While further improvement in performance is expected, he believes that there is potentially a long runway until Enlivant returns to pre-pandemic levels. That timeline could stretch to two years, Sabra CFO Harold Andrews said.

Matros and Andrews are eager to avoid the ongoing “noise” related to Enlivant during that process of recovery, and there are other factors that are motivating Sabra to seek an exit.

For one, the REIT’s executives think that they can find a buyer for the portfolio and realize “some nice proceeds” that could be utilized for future acquisitions, Matros said. An Enlivant sale would also de-lever Sabra’s balance sheet, freeing up the company to take on more debt for future investments while still meeting its leverage goal of 5x debt to EBITDA.

“The pandemic has changed everything and provides some different opportunities,” Matros said, referring to Sabra’s position on Enlivant.

But, Sabra is still bullish on senior housing in the longer-term. Senior living occupancy should return to pre-pandemic levels by late 2022, and Sabra will continue to seek acquisitions in the space, as part of its diversified portfolio that also includes skilled nursing and behavioral health, Matros said.
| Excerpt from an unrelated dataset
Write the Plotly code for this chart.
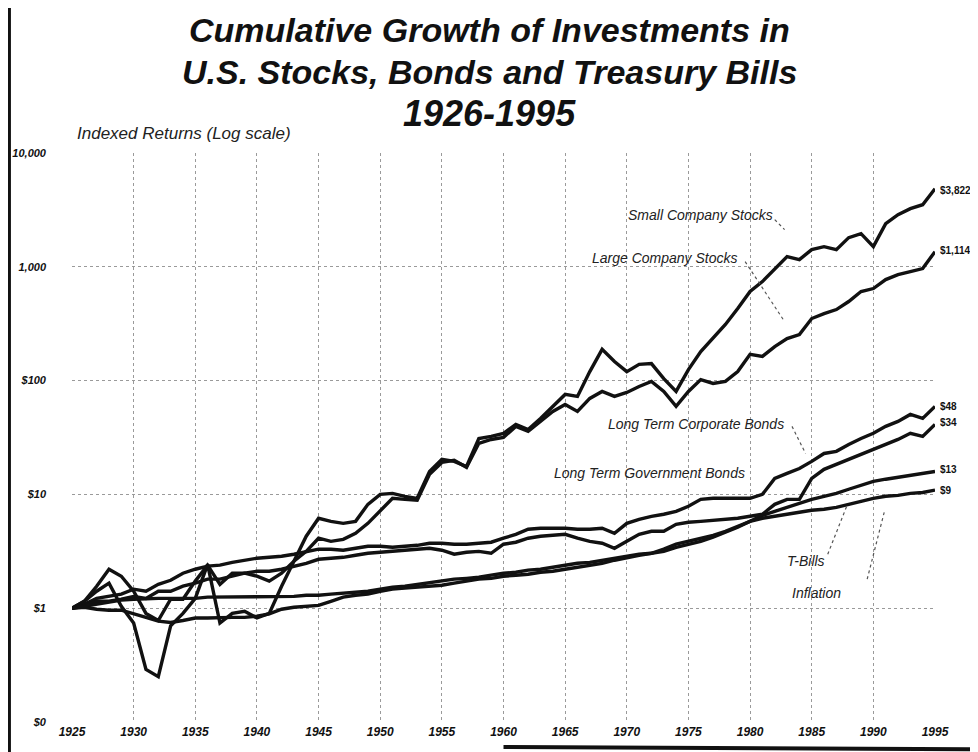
import math
import plotly.graph_objects as go

years = list(range(1925, 1996))

small_stocks = [1.00, 1.15, 1.41, 1.66, 1.04, 0.74, 0.29, 0.25, 0.70, 0.90,
                1.22, 2.43, 0.74, 0.90, 0.94, 0.82, 0.90, 1.56, 2.59, 4.29,
                6.17, 5.80, 5.57, 5.80, 8.18, 10.0, 10.2, 9.62, 9.24, 15.9,
                20.3, 19.5, 17.6, 31.0, 32.3, 34.4, 41.2, 37.2, 46.5, 59.3,
                75.6, 72.6, 120, 188, 147, 120, 139, 141, 104, 80.3,
                125, 180, 234, 311, 430, 606, 741, 945, 1229, 1157,
                1415, 1503, 1415, 1804, 1956, 1503, 2394, 2871, 3241, 3514,
                4856]

large_stocks = [1.00, 1.15, 1.56, 2.20, 1.91, 1.41, 0.90, 0.78, 1.20, 1.20,
                1.73, 2.39, 1.62, 2.03, 2.03, 1.91, 1.73, 2.03, 2.59, 3.16,
                4.12, 3.87, 4.03, 4.55, 5.57, 7.10, 9.24, 9.05, 8.87, 15.0,
                19.1, 19.9, 17.3, 28.1, 30.4, 31.7, 39.6, 35.8, 43.8, 53.6,
                61.7, 53.6, 69.7, 80.3, 72.6, 78.7, 88.8, 98.3, 80.3, 59.3,
                80.3, 102, 94.4, 98.3, 120, 170, 163, 199, 234, 254,
                351, 388, 421, 495, 606, 644, 772, 854, 907, 964,
                1359]

corp_bonds = [1.00, 1.08, 1.22, 1.27, 1.33, 1.47, 1.41, 1.62, 1.76, 2.03,
              2.20, 2.34, 2.39, 2.53, 2.64, 2.75, 2.80, 2.86, 2.98, 3.16,
              3.30, 3.30, 3.23, 3.36, 3.50, 3.50, 3.43, 3.50, 3.57, 3.72,
              3.72, 3.65, 3.65, 3.72, 3.80, 4.12, 4.46, 4.94, 5.04, 5.04,
              5.04, 4.94, 4.94, 5.04, 4.55, 5.57, 6.04, 6.42, 6.69, 7.10,
              7.86, 9.05, 9.24, 9.24, 9.24, 9.24, 10.0, 13.8, 15.3, 16.9,
              19.5, 22.9, 23.9, 27.5, 31.0, 34.4, 39.6, 43.8, 50.4, 46.5,
              59.3]

govt_bonds = [1.00, 1.06, 1.15, 1.15, 1.20, 1.27, 1.22, 1.41, 1.41, 1.56,
              1.66, 1.80, 1.80, 1.91, 2.03, 2.11, 2.11, 2.20, 2.34, 2.48,
              2.69, 2.75, 2.80, 2.92, 3.04, 3.10, 3.16, 3.23, 3.30, 3.36,
              3.23, 2.98, 3.10, 3.16, 3.04, 3.65, 3.80, 4.12, 4.29, 4.37,
              4.46, 4.12, 3.87, 3.72, 3.36, 3.87, 4.46, 4.74, 4.74, 5.46,
              5.69, 5.80, 5.92, 6.04, 6.17, 6.42, 6.69, 8.18, 9.05, 9.05,
              13.8, 16.6, 18.4, 20.3, 22.5, 24.9, 27.5, 30.4, 34.4, 32.3,
              41.2]

t_bills = [1.00, 1.04, 1.08, 1.13, 1.18, 1.20, 1.22, 1.22, 1.22, 1.22,
           1.22, 1.25, 1.25, 1.25, 1.25, 1.25, 1.27, 1.27, 1.27, 1.30,
           1.30, 1.33, 1.35, 1.38, 1.41, 1.47, 1.53, 1.56, 1.62, 1.69,
           1.73, 1.80, 1.83, 1.87, 1.95, 2.03, 2.07, 2.16, 2.20, 2.29,
           2.39, 2.48, 2.53, 2.64, 2.75, 2.86, 2.98, 3.04, 3.16, 3.43,
           3.65, 3.87, 4.20, 4.65, 5.14, 5.80, 6.55, 7.10, 7.70, 8.35,
           9.05, 9.62, 10.2, 11.1, 12.0, 13.0, 13.6, 14.1, 14.7, 15.3,
           15.9]

inflation = [1.00, 1.02, 0.98, 0.96, 0.96, 0.90, 0.83, 0.77, 0.75, 0.78,
             0.82, 0.82, 0.83, 0.83, 0.83, 0.85, 0.89, 0.98, 1.02, 1.04,
             1.06, 1.15, 1.25, 1.30, 1.33, 1.41, 1.47, 1.50, 1.53, 1.56,
             1.59, 1.66, 1.73, 1.80, 1.83, 1.91, 1.95, 1.99, 2.07, 2.11,
             2.20, 2.29, 2.39, 2.48, 2.64, 2.80, 2.92, 3.04, 3.30, 3.65,
             3.87, 4.12, 4.37, 4.74, 5.24, 5.80, 6.17, 6.42, 6.69, 6.96,
             7.25, 7.40, 7.70, 8.18, 8.71, 9.24, 9.62, 9.81, 10.2, 10.4,
             10.9]

series_names = ["Small Company Stocks", "Large Company Stocks", "Long Term Corporate Bonds",
                "Long Term Government Bonds", "T-Bills", "Inflation"]
series_values = [small_stocks, large_stocks, corp_bonds, govt_bonds, t_bills, inflation]
end_labels = ["$3,822", "$1,114", "$48", "$34", "$13", "$9"]

y_tickvals = [0.1, 1, 10, 100, 1000, 10000]
y_ticktext = ["$0", "$1", "$10", "$100", "1,000", "10,000"]
x_tickvals = list(range(1925, 1996, 5))

FONT = "Liberation Sans, Arial, sans-serif"

fig = go.Figure()

for name, vals in zip(series_names, series_values):
    fig.add_trace(go.Scatter(x=years, y=vals, mode="lines", name=name,
                             line={"color": "#111111", "width": 3.4},
                             showlegend=False, hoverinfo="x+y+name"))

# dotted leader lines from labels to the lines
leaders = [
    ([1982.0, 1982.8], [2600, 2120]),
    ([1979.6, 1982.8], [1110, 330]),
    ([1983.4, 1984.5], [39.6, 22.9]),
    ([1986.3, 1987.9], [2.98, 8.18]),
    ([1989.5, 1990.9], [1.80, 7.10]),
]
for lx, ly in leaders:
    fig.add_trace(go.Scatter(x=lx, y=ly, mode="lines", showlegend=False, hoverinfo="skip",
                             line={"color": "#555555", "width": 1.2, "dash": "dot"}))

# series labels inside the plot (left edge year, value)
label_pos = [(1969.9, 2870), (1967.0, 1204), (1968.3, 41.2), (1963.9, 15.3), (1982.8, 2.59), (1983.2, 1.35)]
annotations = []
for name, (lx, ly) in zip(series_names, label_pos):
    annotations.append(dict(x=lx, y=math.log10(ly), xref="x", yref="y", text=name, showarrow=False,
                            xanchor="left", yanchor="middle",
                            font={"family": FONT, "size": 14, "style": "italic", "color": "#222"}))

# ending values at the right edge
end_pos = [4660, 1380, 59.3, 43.2, 16.6, 10.9]
for txt, ev in zip(end_labels, end_pos):
    annotations.append(dict(x=1.003, y=math.log10(ev), xref="paper", yref="y", text=txt, showarrow=False,
                            xanchor="left", yanchor="middle",
                            font={"family": FONT, "size": 10, "weight": "bold", "color": "#111"}))

title_lines = ["Cumulative Growth of Investments in", "U.S. Stocks, Bonds and Treasury Bills", "1926-1995"]
title_sizes = [34, 34, 36]
for txt, ty, ts in zip(title_lines, [1.216, 1.142, 1.070], title_sizes):
    annotations.append(dict(x=0.484, y=ty, xref="paper", yref="paper", text=txt, showarrow=False,
                            xanchor="center", yanchor="middle",
                            font={"family": FONT, "size": ts, "weight": "bold", "style": "italic", "color": "#111"}))

annotations.append(dict(x=0.004, y=1.035, xref="paper", yref="paper", text="Indexed Returns (Log scale)",
                        showarrow=False, xanchor="left", yanchor="middle",
                        font={"family": FONT, "size": 17, "style": "italic", "color": "#222"}))

# the page adds an 8px body margin, so the figure is 8px smaller than the window
fig.update_layout(
    width=970, height=744,
    margin={"l": 64, "r": 43, "t": 145, "b": 30},
    paper_bgcolor="white", plot_bgcolor="white",
    annotations=annotations,
    shapes=[
        dict(type="line", xref="paper", yref="paper", x0=-0.0725, x1=-0.0725, y0=1.27, y1=-0.06,
             line={"color": "#111", "width": 3}),
        dict(type="line", xref="paper", yref="paper", x0=0.50, x1=1.06, y0=-0.044, y1=-0.048,
             line={"color": "#111", "width": 4}),
    ],
)

fig.update_xaxes(range=[1925, 1995], tickvals=x_tickvals, showgrid=True, gridcolor="#9a9a9a",
                 griddash="dot", gridwidth=1, zeroline=False, showline=False, ticks="",
                 ticklabelstandoff=1, automargin=False,
                 tickfont={"family": FONT, "size": 12, "weight": "bold", "style": "italic", "color": "#111"})
fig.update_yaxes(type="log", range=[-1, 4], tickvals=y_tickvals, ticktext=y_ticktext,
                 showgrid=True, gridcolor="#9a9a9a", griddash="dot", gridwidth=1,
                 zeroline=False, showline=False, ticks="", ticklabelstandoff=25, automargin=False,
                 tickfont={"family": FONT, "size": 11, "weight": "bold", "style": "italic", "color": "#111"})

fig.write_html("out.html")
But, Sabra is aiming to provide shareholders with a greater sense of certainty going forward, following big moves that the REIT made over the last several years.

“We’re not going to do larger deals that require a lot of work,” Matros said. “… We’d actually rather stretch for something that has clear upside than to pick up something a lot less expensively that’s going to require a lot of work.”
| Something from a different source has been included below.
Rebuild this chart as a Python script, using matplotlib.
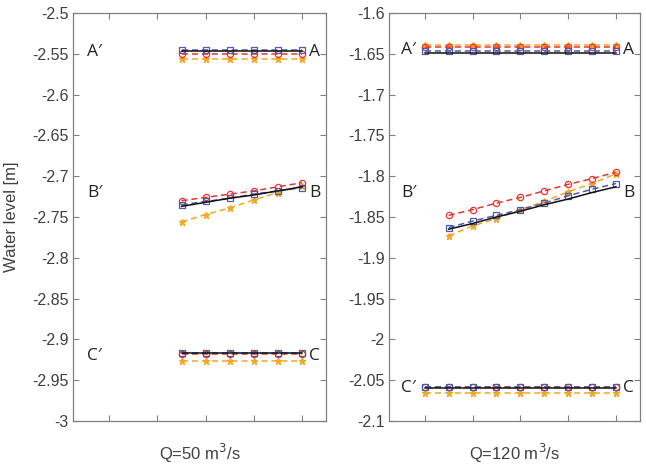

Additional financial relief

Indications of further governmental financial support are also bolstering Matros’ confidence.
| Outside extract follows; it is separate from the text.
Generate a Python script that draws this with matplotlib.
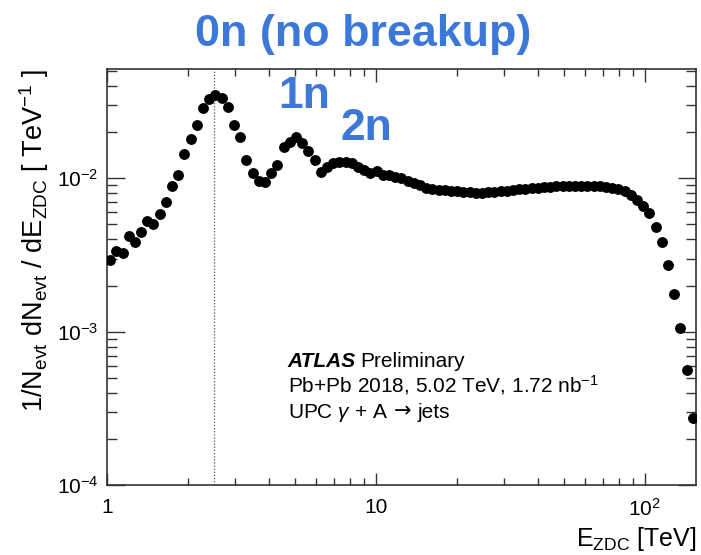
import numpy as np
import matplotlib
matplotlib.use("Agg")
import matplotlib.pyplot as plt
from matplotlib.ticker import LogLocator, FixedLocator, FixedFormatter, NullFormatter

plt.rcParams["font.family"] = ["Liberation Sans", "DejaVu Sans"]
plt.rcParams["mathtext.fontset"] = "custom"
plt.rcParams["mathtext.rm"] = "Liberation Sans"
plt.rcParams["mathtext.it"] = "Liberation Sans:italic"
plt.rcParams["mathtext.bf"] = "Liberation Sans:bold"

# ZDC energy bin centres [TeV]
e_zdc = [
    1.027, 1.083, 1.142, 1.204, 1.270, 1.339, 1.412, 1.489, 1.570, 1.655,
    1.746, 1.841, 1.941, 2.047, 2.159, 2.276, 2.400, 2.531, 2.669, 2.814,
    2.968, 3.129, 3.300, 3.480, 3.670, 3.870, 4.081, 4.303, 4.538, 4.786,
    5.047, 5.322, 5.612, 5.918, 6.241, 6.581, 6.940, 7.319, 7.718, 8.139,
    8.582, 9.050, 9.543, 10.06, 10.61, 11.19, 11.80, 12.44, 13.12, 13.84,
    14.59, 15.39, 16.23, 17.11, 18.04, 19.03, 20.07, 21.16, 22.31, 23.53,
    24.81, 26.17, 27.59, 29.10, 30.68, 32.36, 34.12, 35.98, 37.94, 40.01,
    42.19, 44.49, 46.92, 49.47, 52.17, 55.01, 58.01, 61.18, 64.51, 68.03,
    71.74, 75.65, 79.78, 84.13, 88.71, 93.55, 98.59, 103.96, 109.63, 115.6,
    121.9, 128.6, 135.6, 143.0, 150.8,
]

# normalised yield 1/N dN/dE [1/TeV]
dn_de = [
    2.94e-3, 3.37e-3, 3.24e-3, 4.21e-3, 3.86e-3, 4.49e-3, 5.25e-3, 5.01e-3, 5.85e-3, 6.98e-3,
    8.95e-3, 1.05e-2, 1.44e-2, 1.81e-2, 2.23e-2, 2.87e-2, 3.30e-2, 3.49e-2, 3.32e-2, 2.91e-2,
    2.23e-2, 1.85e-2, 1.31e-2, 1.08e-2, 9.56e-3, 9.42e-3, 1.09e-2, 1.22e-2, 1.61e-2, 1.72e-2,
    1.87e-2, 1.69e-2, 1.51e-2, 1.32e-2, 1.10e-2, 1.19e-2, 1.26e-2, 1.28e-2, 1.28e-2, 1.25e-2,
    1.18e-2, 1.13e-2, 1.08e-2, 1.12e-2, 1.05e-2, 1.05e-2, 1.02e-2, 1.00e-2, 9.67e-3, 9.32e-3,
    8.98e-3, 8.65e-3, 8.46e-3, 8.39e-3, 8.33e-3, 8.27e-3, 8.21e-3, 8.14e-3, 8.08e-3, 8.02e-3,
    8.02e-3, 8.08e-3, 8.14e-3, 8.21e-3, 8.27e-3, 8.39e-3, 8.46e-3, 8.52e-3, 8.58e-3, 8.65e-3,
    8.71e-3, 8.78e-3, 8.84e-3, 8.84e-3, 8.91e-3, 8.91e-3, 8.91e-3, 8.91e-3, 8.91e-3, 8.84e-3,
    8.78e-3, 8.65e-3, 8.48e-3, 8.21e-3, 7.79e-3, 7.17e-3, 6.55e-3, 5.91e-3, 4.84e-3, 3.83e-3,
    2.71e-3, 1.75e-3, 1.06e-3, 5.64e-4, 2.75e-4,
]

x_ticks = [1, 10, 100]
x_tick_labels = ["1", "10", "$10^{2}$"]
y_ticks = [1e-4, 1e-3, 1e-2]
y_tick_labels = ["$10^{-4}$", "$10^{-3}$", "$10^{-2}$"]
x_range = (1.0, 155.0)
y_range = (1e-4, 0.0515)
no_breakup_energy = 2.5

BLUE = "#3c78d8"
W, H = 701, 555
fig = plt.figure(figsize=(W / 100, H / 100), dpi=100)
ax = fig.add_axes([107 / W, 1 - 485.3 / H, 589 / W, 416.3 / H])

ax.set_xscale("log")
ax.set_yscale("log")
ax.set_xlim(*x_range)
ax.set_ylim(*y_range)

ax.axvline(no_breakup_energy, color="#555555", lw=0.9, ls=(0, (1, 1.5)), zorder=1)
ax.plot(e_zdc, dn_de, ls="none", marker="o", ms=6.8, color="black", zorder=3)

ax.xaxis.set_major_locator(FixedLocator(x_ticks))
ax.xaxis.set_major_formatter(FixedFormatter(x_tick_labels))
ax.yaxis.set_major_locator(FixedLocator(y_ticks))
ax.yaxis.set_major_formatter(FixedFormatter(y_tick_labels))
for axis in (ax.xaxis, ax.yaxis):
    axis.set_minor_locator(LogLocator(base=10, subs=np.arange(2, 10), numticks=20))
    axis.set_minor_formatter(NullFormatter())

ax.tick_params(which="both", direction="in", top=True, right=True,
               color="#333333", width=1.0, labelsize=15)
ax.tick_params(axis="x", which="major", length=9, pad=9)
ax.tick_params(axis="x", which="minor", length=5)
ax.tick_params(axis="y", which="major", length=13, pad=6)
ax.tick_params(axis="y", which="minor", length=7)
for s in ax.spines.values():
    s.set_color("#333333")
    s.set_linewidth(1.2)

ax.set_xlabel(r"E$_{\mathrm{ZDC}}$ [TeV]", fontsize=18, loc="right", labelpad=4)
ax.set_ylabel(r"1/N$_{\mathrm{evt}}$ dN$_{\mathrm{evt}}$ / dE$_{\mathrm{ZDC}}$ [ TeV$^{-1}$ ]",
              fontsize=19.5, loc="top", labelpad=4)

# experiment label block
tx, ty0, dy = 0.307, 0.284, 0.061
ax.text(tx, ty0, "ATLAS", transform=ax.transAxes, fontsize=15,
        fontweight="bold", fontstyle="italic", va="baseline")
ax.text(tx + 0.123, ty0, "Preliminary", transform=ax.transAxes, fontsize=15,
        va="baseline")
ax.text(tx, ty0 - dy, r"Pb+Pb 2018, 5.02 TeV, 1.72 nb$^{-1}$",
        transform=ax.transAxes, fontsize=15, va="baseline")

# process line: text, arrow, text placed one after another with small gaps
renderer = fig.canvas.get_renderer()
inv = ax.transAxes.inverted()
gap = 6 / 589
parts = [("UPC $\\it{\u03b3}$ + A", ["Liberation Sans"]),
         ("\u2192", ["DejaVu Sans"]),
         ("jets", ["Liberation Sans"])]
cx = tx
for s, fam in parts:
    t = ax.text(cx, ty0 - 2 * dy, s, transform=ax.transAxes, fontsize=15,
                va="baseline", family=fam)
    bb = t.get_window_extent(renderer)
    cx = inv.transform((bb.x1, bb.y0))[0] + gap

# neutron-multiplicity annotations
fig.text(363.5 / W, 1 - 46 / H, "0n (no breakup)", color=BLUE, fontsize=32.3,
         fontweight="bold", ha="center", va="baseline")
fig.text(278 / W, 1 - 108 / H, "1n", color=BLUE, fontsize=32,
         fontweight="bold", ha="left", va="baseline")
fig.text(340 / W, 1 - 140 / H, "2n", color=BLUE, fontsize=32,
         fontweight="bold", ha="left", va="baseline")

fig.savefig("out.png", dpi=100)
The senior living industry had to advocate long and hard to be included in federal Covid-19 relief distributions, and advocacy groups have continued to lobby for additional allocations from the remaining pot of funds.

That work appears to have resulted in a $10 billion allocation to skilled nursing and senior living from the Provider Relief Fund, Matros said, but the “timing and methodology” of the distribution are still uncertain.

In total, senior living providers had incurred about $22.5 billion in uncompensated financial losses related to Covid-19 as of March 2021, according to figures released last week by industry association Argentum.

In April, 84 Congressional lawmakers sent a letter to the Biden administration urging “targeted and equitable relief” for the sector.